Original post by Jack93o

if you think about it, if you have a bright star blocking a darker star, this would result in overall more light coming through (to you as an observer) than the situation of a darker star blocking a brighter star

so yeah, higher apparent magnitude would be seen when the brighter star is in front of the darker star

Ok, thanks very much. :biggrin:

Reply 1136

MatLH

Original post by igloo1

so how would you do it?

m-M= 5 log(d/10)

So d= 10*(10^((m-M)/5)))

Reply 1137

VV.KKGSR

10

Hi, sorry if this has already been asked but does anyone know what s and r stand for in the equation s=r(theta). ??

Reply 1138

Jack93o

15

Original post by anuradha_d

Thought i'd chip in - you need to know the GENERAL shape of black body radiation curves, and understand why stars can be modelled as black bodies (continuous spectrum of light emitted).
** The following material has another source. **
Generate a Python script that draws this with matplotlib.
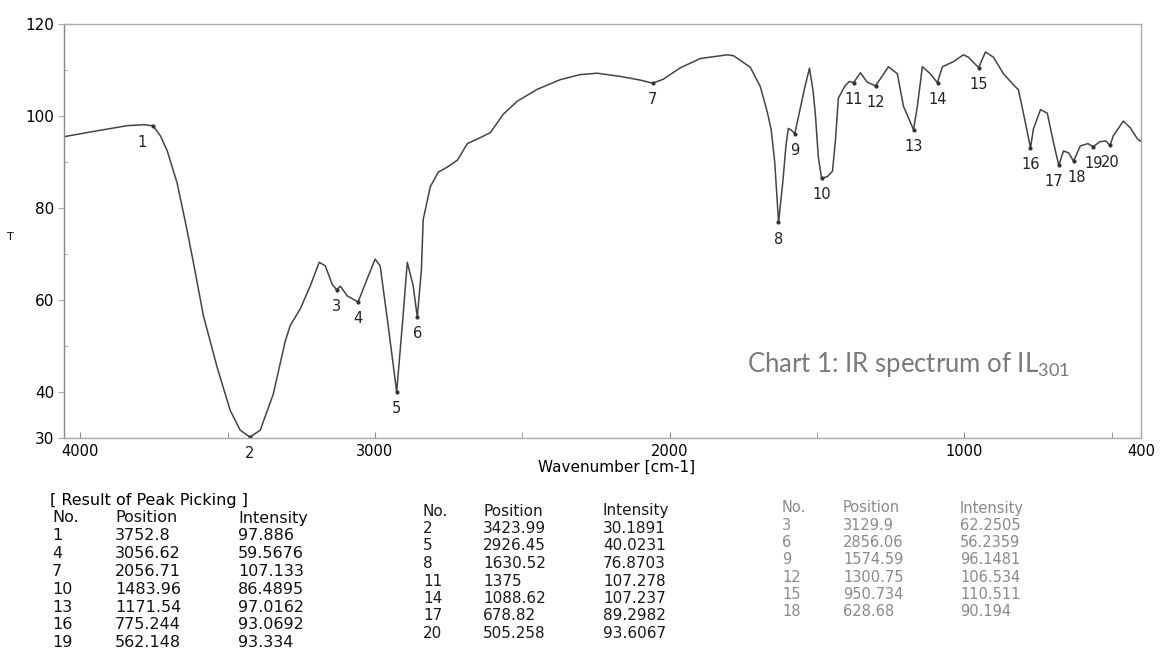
import matplotlib
matplotlib.use("Agg")
import matplotlib.pyplot as plt
from matplotlib.ticker import FixedLocator

plt.rcParams['font.family'] = ['DejaVu Sans']

# spectrum (wavenumber in cm-1, transmittance %T)
wavenumber = [4055, 3950, 3840, 3786, 3753, 3728, 3705, 3671, 3654, 3640,
              3616, 3582, 3535, 3491, 3457, 3424, 3389, 3345, 3304, 3287,
              3253, 3219, 3189, 3168, 3145, 3130, 3117, 3094, 3057, 3026,
              2999, 2982, 2955, 2926, 2905, 2890, 2870, 2856, 2842, 2836,
              2812, 2785, 2754, 2720, 2686, 2642, 2608, 2564, 2517, 2449,
              2371, 2303, 2245, 2167, 2099, 2057, 2021, 1963, 1895, 1804,
              1783, 1726, 1692, 1668, 1655, 1643, 1630, 1615, 1605, 1597,
              1588, 1575, 1556, 1540, 1525, 1513, 1505, 1495, 1484, 1465,
              1447, 1437, 1427, 1405, 1390, 1375, 1352, 1330, 1301, 1257,
              1227, 1206, 1172, 1159, 1142, 1115, 1091, 1074, 1037, 1003,
              986, 951, 928, 901, 867, 833, 816, 799, 775, 765,
              741, 718, 697, 679, 663, 646, 629, 606, 580, 562,
              540, 520, 505, 494, 460, 436, 412, 400]
transmittance = [95.5, 96.7, 97.9, 98.1, 97.886, 95.7, 92.5, 85.4, 80.3, 76.0,
                 68.2, 56.6, 45.3, 36.0, 31.7, 30.19, 31.7, 39.5, 51.1, 54.5,
                 58.1, 63.1, 68.2, 67.4, 63.4, 62.25, 63.0, 60.9, 59.57, 64.6,
                 68.9, 67.4, 54.5, 40.02, 56.0, 68.2, 63.1, 56.24, 66.7, 77.5,
                 84.6, 87.8, 88.9, 90.4, 94.0, 95.3, 96.4, 100.4, 103.2, 105.8,
                 107.9, 109.0, 109.3, 108.6, 107.8, 107.13, 108.0, 110.5, 112.5, 113.3,
                 113.1, 110.6, 106.4, 100.8, 97.0, 90.0, 76.87, 86.0, 93.5, 97.3,
                 97.0, 96.15, 101.8, 106.5, 110.4, 105.5, 100.3, 91.0, 86.49, 86.8,
                 88.0, 94.7, 103.9, 106.5, 107.5, 107.28, 109.4, 107.4, 106.53, 110.7,
                 109.2, 102.1, 97.02, 102.1, 110.7, 109.2, 107.24, 110.7, 111.8, 113.3,
                 112.8, 110.51, 113.9, 112.8, 109.2, 106.8, 105.7, 100.6, 93.07, 97.2,
                 101.4, 100.6, 94.2, 89.30, 92.4, 92.0, 90.19, 93.5, 94.0, 93.33,
                 94.4, 94.6, 93.61, 95.7, 98.9, 97.4, 95.0, 94.5]

# result of peak picking
peak_no = list(range(1, 21))
peak_pos = [3752.8, 3423.99, 3129.9, 3056.62, 2926.45, 2856.06, 2056.71, 1630.52,
            1574.59, 1483.96, 1375, 1300.75, 1171.54, 1088.62, 950.734, 775.244,
            678.82, 628.68, 562.148, 505.258]
peak_int = [97.886, 30.1891, 62.2505, 59.5676, 40.0231, 56.2359, 107.133, 76.8703,
            96.1481, 86.4895, 107.278, 106.534, 97.0162, 107.237, 110.511, 93.0692,
            89.2982, 90.194, 93.334, 93.6067]

x_ticks = [4000, 3000, 2000, 1000, 400]
x_minor = [3500, 2500, 1500, 500]
y_ticks = [120, 100, 80, 60, 40, 30]
y_minor = [110, 90, 70, 50]

W, H = 1160, 648
fig = plt.figure(figsize=(W / 100, H / 100), dpi=100)


def px(x, y):
    return x / W, 1 - y / H


ax = fig.add_axes([64 / W, 1 - 438 / H, (1141 - 64) / W, (438 - 24) / H])
ax.plot(wavenumber, transmittance, color='#444444', lw=1.1)
ax.plot(peak_pos, peak_int, 'o', color='#333333', ms=2)

# label offsets in points (mostly straight below the peak)
for n, p, t in zip(peak_no, peak_pos, peak_int):
    dx = {1: -8, 17: -4, 18: 2}.get(n, 0)
    ax.annotate(str(n), (p, t), xytext=(dx, -12), textcoords='offset points',
                ha='center', va='center', fontsize=10.5, color='#222222',
                annotation_clip=False)

ax.set_xlim(4055, 400)
ax.set_ylim(30, 120)
ax.xaxis.set_major_locator(FixedLocator(x_ticks))
ax.xaxis.set_minor_locator(FixedLocator(x_minor))
ax.yaxis.set_major_locator(FixedLocator(y_ticks))
ax.yaxis.set_minor_locator(FixedLocator(y_minor))
ax.tick_params(axis='x', which='both', direction='in', length=4, color='#888888',
               labelsize=10.5, pad=4)
ax.tick_params(axis='y', which='major', direction='out', length=4, color='#aaaaaa',
               labelsize=11, pad=3)
ax.tick_params(axis='y', which='minor', direction='in', length=3, color='#aaaaaa')
for s in ax.spines.values():
    s.set_color('#aaaaaa')
    s.set_linewidth(1.0)
ax.spines['left'].set_color('#888888')

fig.text(*px(617, 467), 'Wavenumber [cm-1]', ha='center', va='center', fontsize=11)
fig.text(*px(10, 237), 'T', ha='center', va='center', fontsize=8)

fig.text(*px(747, 364), r'Chart 1: IR spectrum of $\mathregular{IL_{301}}$',
         ha='left', va='center', fontsize=18.5, color='#7a7a7a', family='Lato')

# peak table, three column groups
fig.text(*px(50, 500), '[ Result of Peak Picking ]', ha='left', va='center', fontsize=11.5)

groups = [
    dict(start=0, x=(52, 115, 238), y0=518, dy=17.8, color='#111111', size=11.5),
    dict(start=1, x=(423, 483, 603), y0=511, dy=17.5, color='#1a1a1a', size=11),
    dict(start=2, x=(782, 843, 960), y0=508, dy=17.3, color='#8a8a8a', size=10.5),
]
for g in groups:
    xs = g['x']
    for col, head in zip(xs, ['No.', 'Position', 'Intensity']):
        fig.text(*px(col, g['y0']), head, ha='left', va='center',
                 fontsize=g['size'], color=g['color'])
    for r, i in enumerate(range(g['start'], len(peak_no), 3)):
        y = g['y0'] + g['dy'] * (r + 1)
        vals = [str(peak_no[i]), f"{peak_pos[i]:g}", f"{peak_int[i]:g}"]
        for col, v in zip(xs, vals):
            fig.text(*px(col, y), v, ha='left', va='center',
                     fontsize=g['size'], color=g['color'])

fig.savefig('out.png', dpi=100)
You also need to state that as the temperature of the star increases, its peak wavelength decreases (peak moves to the right) and most power radiated increases (leading to Wien's displacement law and Stefan's law)

Star spectroscopy - only need to know in detail about the balmer series due to excitation of H atoms in the n=2 state. This can only happen in hot stars (ie. classes O and B) and no star is hot enough to excite atoms in the n=1 state. In terms of explanation, its pretty much the same as photoelectric effect but in a new context :biggrin:

I would add that if a star is too hot, then the balmer series won't occur (or it would be less noticeable)

Because if the star is too hot, the 'default' energy state of hydrogen electrons would be in higher (i.e. at n = 5, 6, 7), so it won't absorb as many of the photons in the balmer series as it would've. To allow for maximum absorption of visible photons (for hydrogen spectrum), the electrons in hydrogen must be in n = 2

to give an example, if the electron is already in the n = 4 state (because the star is so hot), then the photon of a certain colour corresponding to the energy gap between n = 2 and n = 3 (as well as between n = 3 and n= 4) won't be absorbed.